» What needs to be done:
Locate every line in the material below that has the word "this". Copy each of those lines.

» Data lines:
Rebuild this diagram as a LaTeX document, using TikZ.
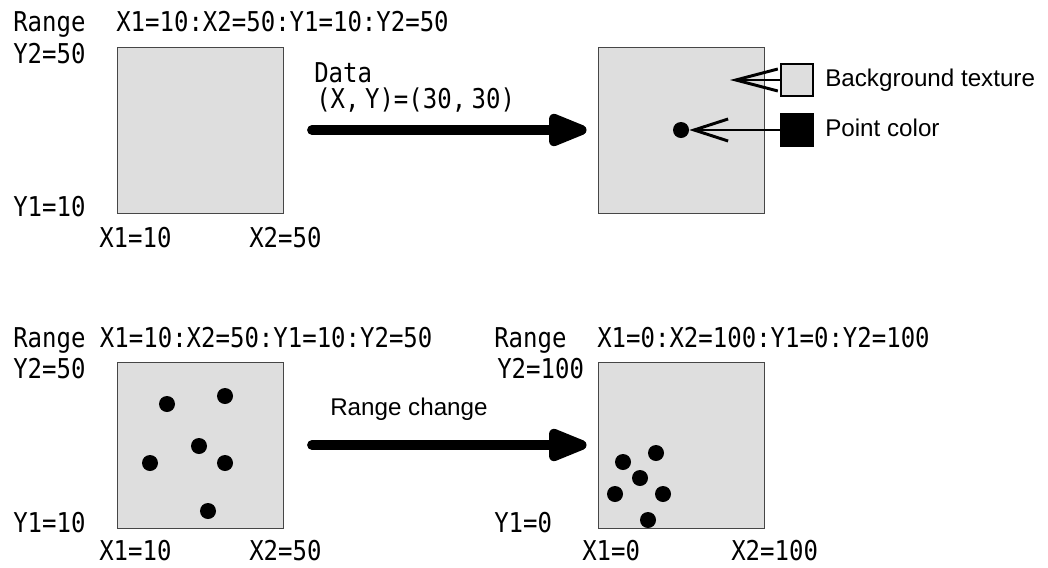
\documentclass[tikz,border=0pt]{standalone}
\usepackage{fontspec}
\usepackage{tikz}
\usetikzlibrary{positioning, arrows.meta}
\setsansfont{Liberation Sans}
\newfontfamily\gothicmono[FakeStretch=0.88]{DejaVu Sans Mono}
\definecolor{PlotGray}{RGB}{222,222,222}
\definecolor{FrameGray}{RGB}{70,70,70}
\tikzset{
  plotbox/.style={draw=FrameGray, line width=0.6pt, fill=PlotGray, minimum width=4.15cm,
    minimum height=4.15cm, inner sep=0pt},
  datadot/.style={circle, fill=black, minimum size=0.4cm, inner sep=0pt},
  lbl/.style={anchor=base west, inner sep=0pt, font=\gothicmono\fontsize{19.4}{22}\selectfont},
  sanslbl/.style={anchor=base west, inner sep=0pt, font=\sffamily\fontsize{17.2}{20}\selectfont},
  bigarr/.style={-{Triangle[length=1.175cm, width=0.85cm, round]}, line width=7pt, line cap=round},
  legarr/.style={-{Straight Barb[length=#1, width=0.55cm]}, line width=2.1pt},
  legarr/.default=1.05cm,
  swatch/.style={draw=black, line width=2.1pt, minimum size=0.8cm, inner sep=0pt},
}

\begin{document}
\begin{tikzpicture}[x=0.025cm, y=-0.025cm]
  \useasboundingbox (0,0) rectangle (1048,567);
  % data point added to a plot
  \node[lbl] (rngA) at (13,31) {Range};
  \node[lbl] (rngAval) at (116,31) {X1=10:X2=50:Y1=10:Y2=50};
  \node[lbl] (yA2) at (13,63) {Y2=50};
  \node[lbl] (yA1) at (13,216) {Y1=10};
  \node[lbl] (xA1) at (99,247) {X1=10};
  \node[lbl] (xA2) at (249,247) {X2=50};
  \node[plotbox] (plotA) at (200,130) {};
  \node[plotbox] (plotB) at (681,130) {};
  \node[lbl] (datalbl) at (314,82) {Data};
  \node[lbl] (datavals) at (316,108) {\spaceskip=.2em (X, Y)=(30, 30)};
  \coordinate (arrAs) at (312,130);
  \draw[bigarr, shorten >=0.275cm] (arrAs) -- (plotB);
  \node[datadot] (pdot) at (681,130) {};
  \node[swatch, fill=PlotGray] (bgsw) at (797,80) {};
  \node[swatch, fill=black] (ptsw) at (797,130) {};
  \node[sanslbl] (bglbl) at (825,86) {Background texture};
  \node[sanslbl] (ptlbl) at (825,136) {Point color};
  \coordinate (bgtip) at (730,80);
  \draw[legarr] (bgsw) -- (bgtip);
  \draw[legarr=0.85cm] (ptsw) -- (pdot);
  % range change of the same points
  \node[lbl] (rngC) at (13,347) {Range X1=10:X2=50:Y1=10:Y2=50};
  \node[lbl] (yC2) at (13,378) {Y2=50};
  \node[lbl] (yC1) at (13,532) {Y1=10};
  \node[lbl] (xC1) at (99,560) {X1=10};
  \node[lbl] (xC2) at (249,560) {X2=50};
  \node[plotbox] (plotC) at (200,445) {};
  \node[plotbox] (plotD) at (681,445) {};
  \foreach \x/\y [count=\i] in {167/404, 225/396, 199/446, 150/463, 225/463, 208/511}
    \node[datadot] (c\i) at (\x,\y) {};
  \foreach \x/\y [count=\i] in {623/462, 656/453, 640/478, 615/494, 663/494, 648/520}
    \node[datadot] (d\i) at (\x,\y) {};
  \node[sanslbl] (chglbl) at (330,415) {Range change};
  \coordinate (arrCs) at (312,445);
  \draw[bigarr, shorten >=0.275cm] (arrCs) -- (plotD);
  \node[lbl] (rngD) at (494,347) {Range};
  \node[lbl] (rngDval) at (597,347) {X1=0:X2=100:Y1=0:Y2=100};
  \node[lbl] (yD2) at (497,378) {Y2=100};
  \node[lbl] (yD1) at (494,532) {Y1=0};
  \node[lbl] (xD1) at (582,560) {X1=0};
  \node[lbl] (xD2) at (731,560) {X2=100};
\end{tikzpicture}
\end{document}
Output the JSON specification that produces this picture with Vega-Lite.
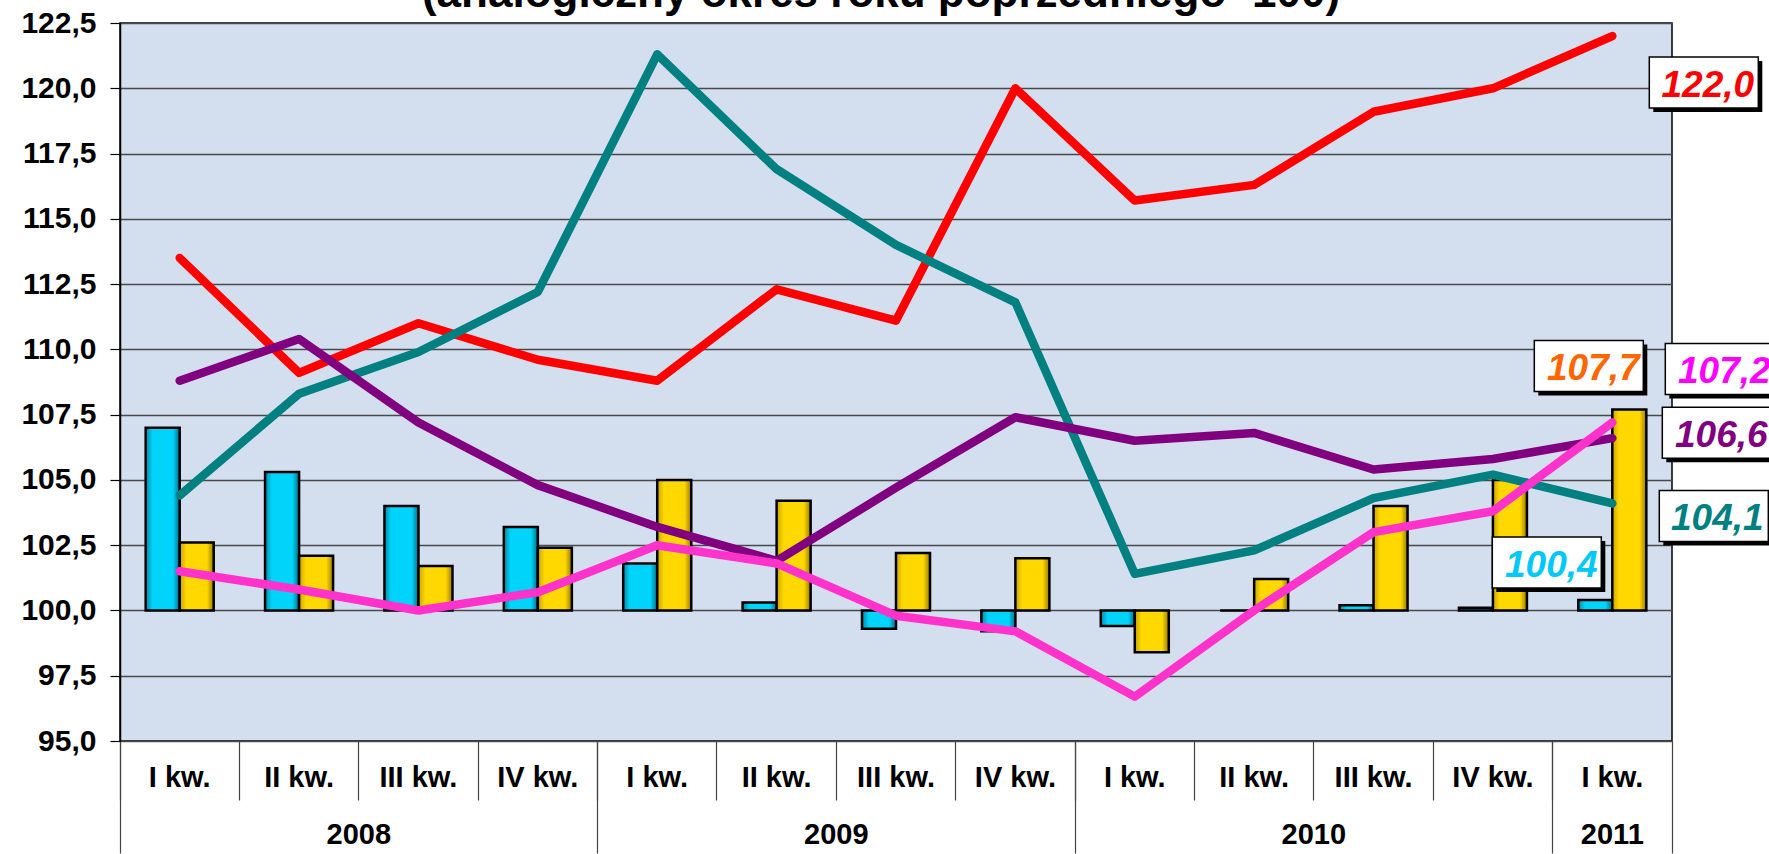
{
  "$schema": "https://vega.github.io/schema/vega-lite/v6.json",
  "width": 1552,
  "height": 718,
  "autosize": {"type": "none"},
  "padding": {"left": 120, "top": 23, "right": 97, "bottom": 113},
  "background": "#ffffff",
  "title": {"text": "(analogiczny okres roku poprzedniego=100)", "font": "Liberation Sans", "fontSize": 44, "fontWeight": "bold", "color": "#000000", "anchor": "middle", "frame": "group", "baseline": "alphabetic", "offset": 10, "dx": -15, "dy": 53},
  "config": {
    "locale": {"number": {"decimal": ",", "thousands": " ", "grouping": [3], "currency": ["", " zł"]}},
    "view": {"fill": "#D3DEEF", "stroke": "#000000", "strokeWidth": 1.5},
    "axis": {"labelFont": "Liberation Sans", "labelFontWeight": "bold", "labelColor": "#000000"}
  },
  "data": {"values": [
    {"k": "2008|I kw.", "cyan": 107.0, "yellow": 102.6, "red": 113.5, "teal": 104.4, "purple": 108.8, "pink": 101.5},
    {"k": "2008|II kw.", "cyan": 105.3, "yellow": 102.1, "red": 109.1, "teal": 108.3, "purple": 110.4, "pink": 100.8},
    {"k": "2008|III kw.", "cyan": 104.0, "yellow": 101.7, "red": 111.0, "teal": 109.9, "purple": 107.2, "pink": 100.0},
    {"k": "2008|IV kw.", "cyan": 103.2, "yellow": 102.4, "red": 109.6, "teal": 112.2, "purple": 104.8, "pink": 100.7},
    {"k": "2009|I kw.", "cyan": 101.8, "yellow": 105.0, "red": 108.8, "teal": 121.3, "purple": 103.2, "pink": 102.5},
    {"k": "2009|II kw.", "cyan": 100.3, "yellow": 104.2, "red": 112.3, "teal": 116.9, "purple": 101.9, "pink": 101.8},
    {"k": "2009|III kw.", "cyan": 99.3, "yellow": 102.2, "red": 111.1, "teal": 114.0, "purple": 104.7, "pink": 99.8},
    {"k": "2009|IV kw.", "cyan": 99.2, "yellow": 102.0, "red": 120.0, "teal": 111.8, "purple": 107.4, "pink": 99.2},
    {"k": "2010|I kw.", "cyan": 99.4, "yellow": 98.4, "red": 115.7, "teal": 101.4, "purple": 106.5, "pink": 96.7},
    {"k": "2010|II kw.", "cyan": 100.0, "yellow": 101.2, "red": 116.3, "teal": 102.3, "purple": 106.8, "pink": 100.0},
    {"k": "2010|III kw.", "cyan": 100.2, "yellow": 104.0, "red": 119.1, "teal": 104.3, "purple": 105.4, "pink": 103.0},
    {"k": "2010|IV kw.", "cyan": 100.1, "yellow": 105.0, "red": 120.0, "teal": 105.2, "purple": 105.8, "pink": 103.8},
    {"k": "2011|I kw.", "cyan": 100.4, "yellow": 107.7, "red": 122.0, "teal": 104.1, "purple": 106.6, "pink": 107.2}
  ]},
  "layer": [
    {
      "transform": [{"fold": ["cyan", "yellow"], "as": ["series", "value"]}, {"filter": "datum.series === 'cyan'"}],
      "mark": {"type": "bar", "stroke": "#000000", "strokeWidth": 2.5, "fill": {"gradient": "linear", "x1": 0, "y1": 0, "x2": 1, "y2": 0, "stops": [{"offset": 0, "color": "#0088a8"}, {"offset": 0.2, "color": "#00D4FA"}, {"offset": 0.8, "color": "#00D4FA"}, {"offset": 1, "color": "#006c88"}]}},
      "encoding": {
        "x": {"field": "k", "type": "nominal", "sort": null, "scale": {"paddingInner": 0, "paddingOuter": 0},
          "axis": {"orient": "bottom", "title": null, "bandPosition": 0, "domain": false, "grid": false, "ticks": true, "tickSize": 59, "tickColor": "#444444", "tickWidth": 1.2, "labelExpr": "split(datum.value, '|')[1]", "labelAngle": 0, "labelBaseline": "middle", "labelPadding": -22.5, "labelFontSize": 29, "labelOverlap": false, "labelBound": false, "labelFlush": false}},
        "xOffset": {"field": "series", "type": "nominal", "scale": {"domain": ["cyan", "yellow"], "paddingInner": 0, "paddingOuter": 0.755}},
        "y": {"field": "value", "type": "quantitative", "scale": {"domain": [95, 122.5], "nice": false, "zero": false},
          "axis": {"title": null, "values": [95, 97.5, 100, 102.5, 105, 107.5, 110, 112.5, 115, 117.5, 120, 122.5], "format": ".1f", "labelFontSize": 30, "labelPadding": 14, "labelBaseline": "middle", "tickSize": 10, "tickColor": "#000000", "tickWidth": 1.2, "domain": true, "domainColor": "#000000", "domainWidth": 1.5, "grid": true, "gridColor": "#4a4a4a", "gridWidth": 1.5}},
        "y2": {"datum": 100}
      }
    },
    {
      "transform": [{"fold": ["cyan", "yellow"], "as": ["series", "value"]}, {"filter": "datum.series === 'yellow'"}],
      "mark": {"type": "bar", "stroke": "#000000", "strokeWidth": 2.5, "fill": {"gradient": "linear", "x1": 0, "y1": 0, "x2": 1, "y2": 0, "stops": [{"offset": 0, "color": "#c9a400"}, {"offset": 0.2, "color": "#FFD800"}, {"offset": 0.8, "color": "#FFD800"}, {"offset": 1, "color": "#9a7a00"}]}},
      "encoding": {
        "x": {"field": "k", "type": "nominal", "sort": null,
          "axis": {"orient": "bottom", "title": null, "values": ["2008|I kw.", "2009|I kw.", "2010|I kw.", "2011|I kw."], "bandPosition": 0, "domain": false, "grid": false, "ticks": true, "tickSize": 112, "tickColor": "#444444", "tickWidth": 1.2, "labels": false}},
        "xOffset": {"field": "series", "type": "nominal"},
        "y": {"field": "value", "type": "quantitative"},
        "y2": {"datum": 100}
      }
    },
    {
      "transform": [{"fold": ["red", "teal", "purple", "pink"], "as": ["series", "value"]}],
      "mark": {"type": "line", "strokeWidth": 8.5, "strokeCap": "round", "strokeJoin": "round"},
      "encoding": {
        "x": {"field": "k", "type": "nominal", "sort": null,
          "axis": {"orient": "bottom", "title": null, "values": ["2008|II kw.", "2009|II kw.", "2010|II kw.", "2011|I kw."], "domain": false, "grid": false, "ticks": false, "labelExpr": "split(datum.value, '|')[0]", "labelOffset": {"condition": {"test": "indexof(datum.value, '2011') === 0", "value": 0}, "value": 59.7}, "labelPadding": 93.5, "labelBaseline": "middle", "labelAngle": 0, "labelFontSize": 29, "labelOverlap": false, "labelBound": false, "labelFlush": false}},
        "y": {"field": "value", "type": "quantitative"},
        "color": {"field": "series", "type": "nominal", "scale": {"domain": ["red", "teal", "purple", "pink"], "range": ["#FF0000", "#008080", "#800080", "#FF33CC"]}, "legend": null}
      }
    },
    {
      "transform": [{"filter": "datum.k === '2011|I kw.'"}, {"fold": ["cyan", "yellow", "red", "teal", "purple", "pink"], "as": ["series", "value"]}],
      "mark": {"type": "point", "filled": true, "fill": "#000000", "size": 4, "opacity": 1, "strokeWidth": 0},
      "encoding": {
        "x": {"field": "k", "type": "nominal", "sort": null,
          "axis": {"orient": "bottom", "title": null, "values": ["2011|I kw."], "bandPosition": 1, "domain": false, "grid": false, "ticks": true, "tickSize": 112, "tickColor": "#444444", "tickWidth": 1.2, "labels": false}},
        "y": {"field": "value", "type": "quantitative"},
        "shape": {"field": "series", "type": "nominal", "legend": null, "scale": {"domain": ["cyan", "yellow", "red", "teal", "purple", "pink"], "range": ["M-116,-59H-7V-8H-116Z", "M-74,-65H35V-14H-74Z", "M41,25H150V76H41Z", "M51,-9H160V42H51Z", "M54,-27H163V24H54Z", "M57,-75H166V-24H57Z"]}}
      }
    },
    {
      "transform": [{"filter": "datum.k === '2011|I kw.'"}, {"fold": ["cyan", "yellow", "red", "teal", "purple", "pink"], "as": ["series", "value"]}],
      "mark": {"type": "point", "filled": true, "fill": "#ffffff", "stroke": "#000000", "strokeWidth": 1.5, "size": 4, "opacity": 1},
      "encoding": {
        "x": {"field": "k", "type": "nominal", "sort": null, "axis": null},
        "y": {"field": "value", "type": "quantitative"},
        "shape": {"field": "series", "type": "nominal", "legend": null, "scale": {"domain": ["cyan", "yellow", "red", "teal", "purple", "pink"], "range": ["M-120,-63H-11V-12H-120Z", "M-78,-69H31V-18H-78Z", "M37,21H146V72H37Z", "M47,-13H156V38H47Z", "M50,-31H159V20H50Z", "M53,-79H162V-28H53Z"]}}
      }
    },
    {
      "transform": [{"filter": "datum.k === '2011|I kw.'"}],
      "mark": {"type": "text", "font": "Liberation Sans", "fontSize": 37, "fontWeight": "bold", "fontStyle": "italic", "align": "center", "baseline": "alphabetic", "dx": -61, "dy": -23.3, "color": "#00C8F8"},
      "encoding": {"x": {"field": "k", "type": "nominal", "sort": null, "axis": null}, "y": {"field": "cyan", "type": "quantitative"}, "text": {"field": "cyan", "type": "quantitative", "format": ".1f"}}
    },
    {
      "transform": [{"filter": "datum.k === '2011|I kw.'"}],
      "mark": {"type": "text", "font": "Liberation Sans", "fontSize": 37, "fontWeight": "bold", "fontStyle": "italic", "align": "center", "baseline": "alphabetic", "dx": -19, "dy": -29.4, "color": "#FF6600"},
      "encoding": {"x": {"field": "k", "type": "nominal", "sort": null, "axis": null}, "y": {"field": "yellow", "type": "quantitative"}, "text": {"field": "yellow", "type": "quantitative", "format": ".1f"}}
    },
    {
      "transform": [{"filter": "datum.k === '2011|I kw.'"}],
      "mark": {"type": "text", "font": "Liberation Sans", "fontSize": 37, "fontWeight": "bold", "fontStyle": "italic", "align": "center", "baseline": "alphabetic", "dx": 95.5, "dy": 61, "color": "#FF0000"},
      "encoding": {"x": {"field": "k", "type": "nominal", "sort": null, "axis": null}, "y": {"field": "red", "type": "quantitative"}, "text": {"field": "red", "type": "quantitative", "format": ".1f"}}
    },
    {
      "transform": [{"filter": "datum.k === '2011|I kw.'"}],
      "mark": {"type": "text", "font": "Liberation Sans", "fontSize": 37, "fontWeight": "bold", "fontStyle": "italic", "align": "center", "baseline": "alphabetic", "dx": 105, "dy": 26.6, "color": "#008080"},
      "encoding": {"x": {"field": "k", "type": "nominal", "sort": null, "axis": null}, "y": {"field": "teal", "type": "quantitative"}, "text": {"field": "teal", "type": "quantitative", "format": ".1f"}}
    },
    {
      "transform": [{"filter": "datum.k === '2011|I kw.'"}],
      "mark": {"type": "text", "font": "Liberation Sans", "fontSize": 37, "fontWeight": "bold", "fontStyle": "italic", "align": "center", "baseline": "alphabetic", "dx": 109, "dy": 8.6, "color": "#800080"},
      "encoding": {"x": {"field": "k", "type": "nominal", "sort": null, "axis": null}, "y": {"field": "purple", "type": "quantitative"}, "text": {"field": "purple", "type": "quantitative", "format": ".1f"}}
    },
    {
      "transform": [{"filter": "datum.k === '2011|I kw.'"}],
      "mark": {"type": "text", "font": "Liberation Sans", "fontSize": 37, "fontWeight": "bold", "fontStyle": "italic", "align": "center", "baseline": "alphabetic", "dx": 112, "dy": -39.8, "color": "#FF00FF"},
      "encoding": {"x": {"field": "k", "type": "nominal", "sort": null, "axis": null}, "y": {"field": "pink", "type": "quantitative"}, "text": {"field": "pink", "type": "quantitative", "format": ".1f"}}
    }
  ],
  "resolve": {"axis": {"x": "independent"}, "scale": {"shape": "independent"}}
}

» Output:
Rebuild this diagram as a LaTeX document, using TikZ.
Output the JSON specification that produces this picture with Vega-Lite.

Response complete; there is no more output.